TASK DESCRIPTION: Your task is to transcribe the data in full.

^^^^

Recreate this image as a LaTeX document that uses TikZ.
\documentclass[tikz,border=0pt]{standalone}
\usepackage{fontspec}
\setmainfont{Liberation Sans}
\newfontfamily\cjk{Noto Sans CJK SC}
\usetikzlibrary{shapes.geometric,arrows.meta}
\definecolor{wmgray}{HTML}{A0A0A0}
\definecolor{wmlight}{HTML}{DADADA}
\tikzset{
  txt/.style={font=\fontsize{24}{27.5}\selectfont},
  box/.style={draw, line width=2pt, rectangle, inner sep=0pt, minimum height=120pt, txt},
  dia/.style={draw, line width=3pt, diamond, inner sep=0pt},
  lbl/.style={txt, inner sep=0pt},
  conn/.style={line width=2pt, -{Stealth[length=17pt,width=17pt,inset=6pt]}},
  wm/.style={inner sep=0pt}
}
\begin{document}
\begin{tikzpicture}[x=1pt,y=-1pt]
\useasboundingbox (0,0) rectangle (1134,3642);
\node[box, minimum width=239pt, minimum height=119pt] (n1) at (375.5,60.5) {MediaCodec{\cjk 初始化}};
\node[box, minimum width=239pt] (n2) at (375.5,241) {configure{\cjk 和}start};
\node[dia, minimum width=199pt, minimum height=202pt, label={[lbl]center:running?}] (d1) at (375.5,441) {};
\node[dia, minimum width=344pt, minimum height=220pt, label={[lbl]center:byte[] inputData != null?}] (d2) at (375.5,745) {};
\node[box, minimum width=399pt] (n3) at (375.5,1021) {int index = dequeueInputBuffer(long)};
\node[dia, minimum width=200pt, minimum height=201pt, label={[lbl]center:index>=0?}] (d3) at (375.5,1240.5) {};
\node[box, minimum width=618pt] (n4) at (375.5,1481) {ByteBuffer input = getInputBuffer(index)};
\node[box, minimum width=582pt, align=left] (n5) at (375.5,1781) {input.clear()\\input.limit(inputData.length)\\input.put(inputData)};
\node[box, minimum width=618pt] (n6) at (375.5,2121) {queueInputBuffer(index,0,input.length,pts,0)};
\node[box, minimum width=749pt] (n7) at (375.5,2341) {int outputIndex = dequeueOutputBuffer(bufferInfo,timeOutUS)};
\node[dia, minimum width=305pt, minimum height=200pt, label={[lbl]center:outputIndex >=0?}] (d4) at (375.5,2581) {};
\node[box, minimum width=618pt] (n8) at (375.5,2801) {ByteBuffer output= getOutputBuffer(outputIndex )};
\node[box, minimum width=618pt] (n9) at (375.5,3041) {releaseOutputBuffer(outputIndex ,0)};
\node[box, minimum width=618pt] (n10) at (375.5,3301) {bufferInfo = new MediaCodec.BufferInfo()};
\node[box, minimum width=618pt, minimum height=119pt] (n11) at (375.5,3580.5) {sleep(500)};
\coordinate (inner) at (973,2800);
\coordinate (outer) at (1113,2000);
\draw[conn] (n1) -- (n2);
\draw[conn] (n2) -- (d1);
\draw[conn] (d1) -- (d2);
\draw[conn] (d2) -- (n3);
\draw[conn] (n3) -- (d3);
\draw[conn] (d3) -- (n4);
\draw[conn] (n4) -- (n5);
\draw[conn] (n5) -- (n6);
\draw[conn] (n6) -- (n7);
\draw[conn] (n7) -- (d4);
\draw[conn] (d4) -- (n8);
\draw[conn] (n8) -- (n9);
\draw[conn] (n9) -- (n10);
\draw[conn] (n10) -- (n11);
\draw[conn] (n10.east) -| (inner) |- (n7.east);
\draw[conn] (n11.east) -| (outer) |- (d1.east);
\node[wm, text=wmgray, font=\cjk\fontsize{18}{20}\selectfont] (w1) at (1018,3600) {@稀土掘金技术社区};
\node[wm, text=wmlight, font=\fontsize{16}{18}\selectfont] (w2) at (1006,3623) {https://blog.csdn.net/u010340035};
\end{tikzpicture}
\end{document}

^^^^

TASK SOLUTION:
Recreate this image as a LaTeX document that uses TikZ.
\documentclass[tikz,border=0pt]{standalone}
\usepackage{fontspec}
\setmainfont{Liberation Sans}
\newfontfamily\cjk{Noto Sans CJK SC}
\usetikzlibrary{shapes.geometric,arrows.meta}
\definecolor{wmgray}{HTML}{A0A0A0}
\definecolor{wmlight}{HTML}{DADADA}
\tikzset{
  txt/.style={font=\fontsize{24}{27.5}\selectfont},
  box/.style={draw, line width=2pt, rectangle, inner sep=0pt, minimum height=120pt, txt},
  dia/.style={draw, line width=3pt, diamond, inner sep=0pt},
  lbl/.style={txt, inner sep=0pt},
  conn/.style={line width=2pt, -{Stealth[length=17pt,width=17pt,inset=6pt]}},
  wm/.style={inner sep=0pt}
}
\begin{document}
\begin{tikzpicture}[x=1pt,y=-1pt]
\useasboundingbox (0,0) rectangle (1134,3642);
\node[box, minimum width=239pt, minimum height=119pt] (n1) at (375.5,60.5) {MediaCodec{\cjk 初始化}};
\node[box, minimum width=239pt] (n2) at (375.5,241) {configure{\cjk 和}start};
\node[dia, minimum width=199pt, minimum height=202pt, label={[lbl]center:running?}] (d1) at (375.5,441) {};
\node[dia, minimum width=344pt, minimum height=220pt, label={[lbl]center:byte[] inputData != null?}] (d2) at (375.5,745) {};
\node[box, minimum width=399pt] (n3) at (375.5,1021) {int index = dequeueInputBuffer(long)};
\node[dia, minimum width=200pt, minimum height=201pt, label={[lbl]center:index>=0?}] (d3) at (375.5,1240.5) {};
\node[box, minimum width=618pt] (n4) at (375.5,1481) {ByteBuffer input = getInputBuffer(index)};
\node[box, minimum width=582pt, align=left] (n5) at (375.5,1781) {input.clear()\\input.limit(inputData.length)\\input.put(inputData)};
\node[box, minimum width=618pt] (n6) at (375.5,2121) {queueInputBuffer(index,0,input.length,pts,0)};
\node[box, minimum width=749pt] (n7) at (375.5,2341) {int outputIndex = dequeueOutputBuffer(bufferInfo,timeOutUS)};
\node[dia, minimum width=305pt, minimum height=200pt, label={[lbl]center:outputIndex >=0?}] (d4) at (375.5,2581) {};
\node[box, minimum width=618pt] (n8) at (375.5,2801) {ByteBuffer output= getOutputBuffer(outputIndex )};
\node[box, minimum width=618pt] (n9) at (375.5,3041) {releaseOutputBuffer(outputIndex ,0)};
\node[box, minimum width=618pt] (n10) at (375.5,3301) {bufferInfo = new MediaCodec.BufferInfo()};
\node[box, minimum width=618pt, minimum height=119pt] (n11) at (375.5,3580.5) {sleep(500)};
\coordinate (inner) at (973,2800);
\coordinate (outer) at (1113,2000);
\draw[conn] (n1) -- (n2);
\draw[conn] (n2) -- (d1);
\draw[conn] (d1) -- (d2);
\draw[conn] (d2) -- (n3);
\draw[conn] (n3) -- (d3);
\draw[conn] (d3) -- (n4);
\draw[conn] (n4) -- (n5);
\draw[conn] (n5) -- (n6);
\draw[conn] (n6) -- (n7);
\draw[conn] (n7) -- (d4);
\draw[conn] (d4) -- (n8);
\draw[conn] (n8) -- (n9);
\draw[conn] (n9) -- (n10);
\draw[conn] (n10) -- (n11);
\draw[conn] (n10.east) -| (inner) |- (n7.east);
\draw[conn] (n11.east) -| (outer) |- (d1.east);
\node[wm, text=wmgray, font=\cjk\fontsize{18}{20}\selectfont] (w1) at (1018,3600) {@稀土掘金技术社区};
\node[wm, text=wmlight, font=\fontsize{16}{18}\selectfont] (w2) at (1006,3623) {https://blog.csdn.net/u010340035};
\end{tikzpicture}
\end{document}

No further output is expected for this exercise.